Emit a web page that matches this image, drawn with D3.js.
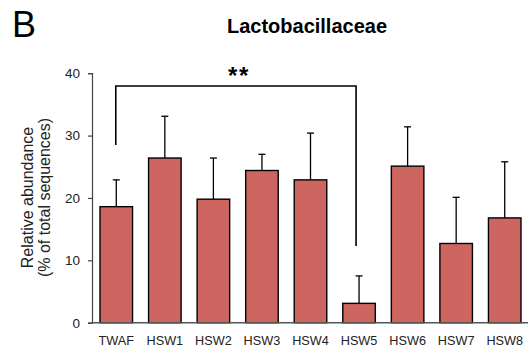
<!DOCTYPE html>
<html>
<head>
<meta charset="utf-8">
<script src="https://cdn.jsdelivr.net/npm/d3@7"></script>
<style>
  html, body { margin: 0; padding: 0; background: #fff; }
  svg { display: block; font-family: "Liberation Sans", Arial, sans-serif; }
</style>
</head>
<body>
<svg id="chart" width="528" height="351"></svg>
<script>
// Lactobacillaceae relative abundance per sample group (mean + SD)
const groups = ["TWAF", "HSW1", "HSW2", "HSW3", "HSW4", "HSW5", "HSW6", "HSW7", "HSW8"];
const means  = [18.6, 26.4, 19.8, 24.4, 22.9, 3.1, 25.1, 12.7, 16.8];
const errors = [4.3, 6.7, 6.6, 2.6, 7.5, 4.4, 6.3, 7.4, 9.0];
const yTicks = [0, 10, 20, 30, 40];
const bracketPair = ["TWAF", "HSW5"];
const bracketLevel = 37.95;
const bracketEnds = [28.5, 12.3];
const signif = "**";

const svg = d3.select("#chart");

const x = d3.scaleBand()
  .domain(groups)
  .range([92, 529])
  .paddingInner(0.33)
  .paddingOuter(0.165);

const y = d3.scaleLinear().domain([0, 40]).range([322.7, 73.2]);

// panel letter and title
svg.append("text").attr("x", 12).attr("y", 36.5)
  .attr("font-size", 36).attr("fill", "#000").text("B");
svg.append("text").attr("x", 307).attr("y", 33)
  .attr("text-anchor", "middle").attr("font-size", 20).attr("font-weight", "bold")
  .attr("fill", "#000").text("Lactobacillaceae");

// y axis
const yAxis = svg.append("g").attr("transform", "translate(92,0)")
  .call(d3.axisLeft(y).tickValues(yTicks).tickSize(4).tickPadding(8));
yAxis.select(".domain").attr("stroke", "#444").attr("stroke-width", 1.2);
yAxis.selectAll(".tick line").attr("stroke", "#444").attr("stroke-width", 1.2);
yAxis.selectAll(".tick text").attr("font-size", 13.5).attr("fill", "#222")
  .attr("font-family", "Liberation Sans, Arial, sans-serif");

// y axis title
const yTitle = svg.append("text")
  .attr("transform", "translate(33,197.5) rotate(-90)")
  .attr("text-anchor", "middle").attr("font-size", 16).attr("fill", "#222");
yTitle.append("tspan").attr("x", 0).attr("dy", 0).text("Relative abundance");
yTitle.append("tspan").attr("x", 0).attr("dy", 16.5).text("(% of total sequences)");

// error bars (upper only)
const eb = svg.append("g");
groups.forEach((g, i) => {
  const cx = x(g) + x.bandwidth() / 2;
  eb.append("line").attr("x1", cx).attr("x2", cx)
    .attr("y1", y(means[i])).attr("y2", y(means[i] + errors[i]))
    .attr("stroke", "#000").attr("stroke-width", 1.3);
  eb.append("line").attr("x1", cx - 3.5).attr("x2", cx + 3.5)
    .attr("y1", y(means[i] + errors[i])).attr("y2", y(means[i] + errors[i]))
    .attr("stroke", "#000").attr("stroke-width", 1.3);
});

// bars
svg.append("g").selectAll("rect").data(groups).join("rect")
  .attr("x", d => x(d))
  .attr("y", (d, i) => y(means[i]))
  .attr("width", x.bandwidth())
  .attr("height", (d, i) => y(0) - y(means[i]))
  .attr("fill", "#CD6661")
  .attr("stroke", "#000").attr("stroke-width", 1.4);

// x axis
const xAxis = svg.append("g").attr("transform", `translate(0,${y(0)})`)
  .call(d3.axisBottom(x).tickSize(0).tickPadding(13));
xAxis.select(".domain").attr("d", "M92,0H528").attr("stroke", "#555").attr("stroke-width", 1.4);
xAxis.selectAll(".tick text").attr("font-size", 12.7).attr("fill", "#222")
  .attr("font-family", "Liberation Sans, Arial, sans-serif");

// significance bracket
const bx0 = x(bracketPair[0]) + x.bandwidth() / 2 - 0.5;
const bx1 = x(bracketPair[1]) + x.bandwidth() / 2 - 3;
svg.append("path")
  .attr("d", `M${bx0},${y(bracketEnds[0])}V${y(bracketLevel)}H${bx1}V${y(bracketEnds[1])}`)
  .attr("fill", "none").attr("stroke", "#000").attr("stroke-width", 1.6);
svg.append("text").attr("x", (bx0 + bx1) / 2 + 3).attr("y", 84)
  .attr("text-anchor", "middle").attr("font-size", 24).attr("font-weight", "bold")
  .attr("letter-spacing", 1.5)
  .attr("fill", "#000").text(signif);
</script>
</body>
</html>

### Task statement
Transcribe the full listing above exactly as it stands, minus the pictures.

### Complete response
Emit a web page that matches this image, drawn with D3.js.
<!DOCTYPE html>
<html>
<head>
<meta charset="utf-8">
<script src="https://cdn.jsdelivr.net/npm/d3@7"></script>
<style>
  html, body { margin: 0; padding: 0; background: #fff; }
  svg { display: block; font-family: "Liberation Sans", Arial, sans-serif; }
</style>
</head>
<body>
<svg id="chart" width="528" height="351"></svg>
<script>
// Lactobacillaceae relative abundance per sample group (mean + SD)
const groups = ["TWAF", "HSW1", "HSW2", "HSW3", "HSW4", "HSW5", "HSW6", "HSW7", "HSW8"];
const means  = [18.6, 26.4, 19.8, 24.4, 22.9, 3.1, 25.1, 12.7, 16.8];
const errors = [4.3, 6.7, 6.6, 2.6, 7.5, 4.4, 6.3, 7.4, 9.0];
const yTicks = [0, 10, 20, 30, 40];
const bracketPair = ["TWAF", "HSW5"];
const bracketLevel = 37.95;
const bracketEnds = [28.5, 12.3];
const signif = "**";

const svg = d3.select("#chart");

const x = d3.scaleBand()
  .domain(groups)
  .range([92, 529])
  .paddingInner(0.33)
  .paddingOuter(0.165);

const y = d3.scaleLinear().domain([0, 40]).range([322.7, 73.2]);

// panel letter and title
svg.append("text").attr("x", 12).attr("y", 36.5)
  .attr("font-size", 36).attr("fill", "#000").text("B");
svg.append("text").attr("x", 307).attr("y", 33)
  .attr("text-anchor", "middle").attr("font-size", 20).attr("font-weight", "bold")
  .attr("fill", "#000").text("Lactobacillaceae");

// y axis
const yAxis = svg.append("g").attr("transform", "translate(92,0)")
  .call(d3.axisLeft(y).tickValues(yTicks).tickSize(4).tickPadding(8));
yAxis.select(".domain").attr("stroke", "#444").attr("stroke-width", 1.2);
yAxis.selectAll(".tick line").attr("stroke", "#444").attr("stroke-width", 1.2);
yAxis.selectAll(".tick text").attr("font-size", 13.5).attr("fill", "#222")
  .attr("font-family", "Liberation Sans, Arial, sans-serif");

// y axis title
const yTitle = svg.append("text")
  .attr("transform", "translate(33,197.5) rotate(-90)")
  .attr("text-anchor", "middle").attr("font-size", 16).attr("fill", "#222");
yTitle.append("tspan").attr("x", 0).attr("dy", 0).text("Relative abundance");
yTitle.append("tspan").attr("x", 0).attr("dy", 16.5).text("(% of total sequences)");

// error bars (upper only)
const eb = svg.append("g");
groups.forEach((g, i) => {
  const cx = x(g) + x.bandwidth() / 2;
  eb.append("line").attr("x1", cx).attr("x2", cx)
    .attr("y1", y(means[i])).attr("y2", y(means[i] + errors[i]))
    .attr("stroke", "#000").attr("stroke-width", 1.3);
  eb.append("line").attr("x1", cx - 3.5).attr("x2", cx + 3.5)
    .attr("y1", y(means[i] + errors[i])).attr("y2", y(means[i] + errors[i]))
    .attr("stroke", "#000").attr("stroke-width", 1.3);
});

// bars
svg.append("g").selectAll("rect").data(groups).join("rect")
  .attr("x", d => x(d))
  .attr("y", (d, i) => y(means[i]))
  .attr("width", x.bandwidth())
  .attr("height", (d, i) => y(0) - y(means[i]))
  .attr("fill", "#CD6661")
  .attr("stroke", "#000").attr("stroke-width", 1.4);

// x axis
const xAxis = svg.append("g").attr("transform", `translate(0,${y(0)})`)
  .call(d3.axisBottom(x).tickSize(0).tickPadding(13));
xAxis.select(".domain").attr("d", "M92,0H528").attr("stroke", "#555").attr("stroke-width", 1.4);
xAxis.selectAll(".tick text").attr("font-size", 12.7).attr("fill", "#222")
  .attr("font-family", "Liberation Sans, Arial, sans-serif");

// significance bracket
const bx0 = x(bracketPair[0]) + x.bandwidth() / 2 - 0.5;
const bx1 = x(bracketPair[1]) + x.bandwidth() / 2 - 3;
svg.append("path")
  .attr("d", `M${bx0},${y(bracketEnds[0])}V${y(bracketLevel)}H${bx1}V${y(bracketEnds[1])}`)
  .attr("fill", "none").attr("stroke", "#000").attr("stroke-width", 1.6);
svg.append("text").attr("x", (bx0 + bx1) / 2 + 3).attr("y", 84)
  .attr("text-anchor", "middle").attr("font-size", 24).attr("font-weight", "bold")
  .attr("letter-spacing", 1.5)
  .attr("fill", "#000").text(signif);
</script>
</body>
</html>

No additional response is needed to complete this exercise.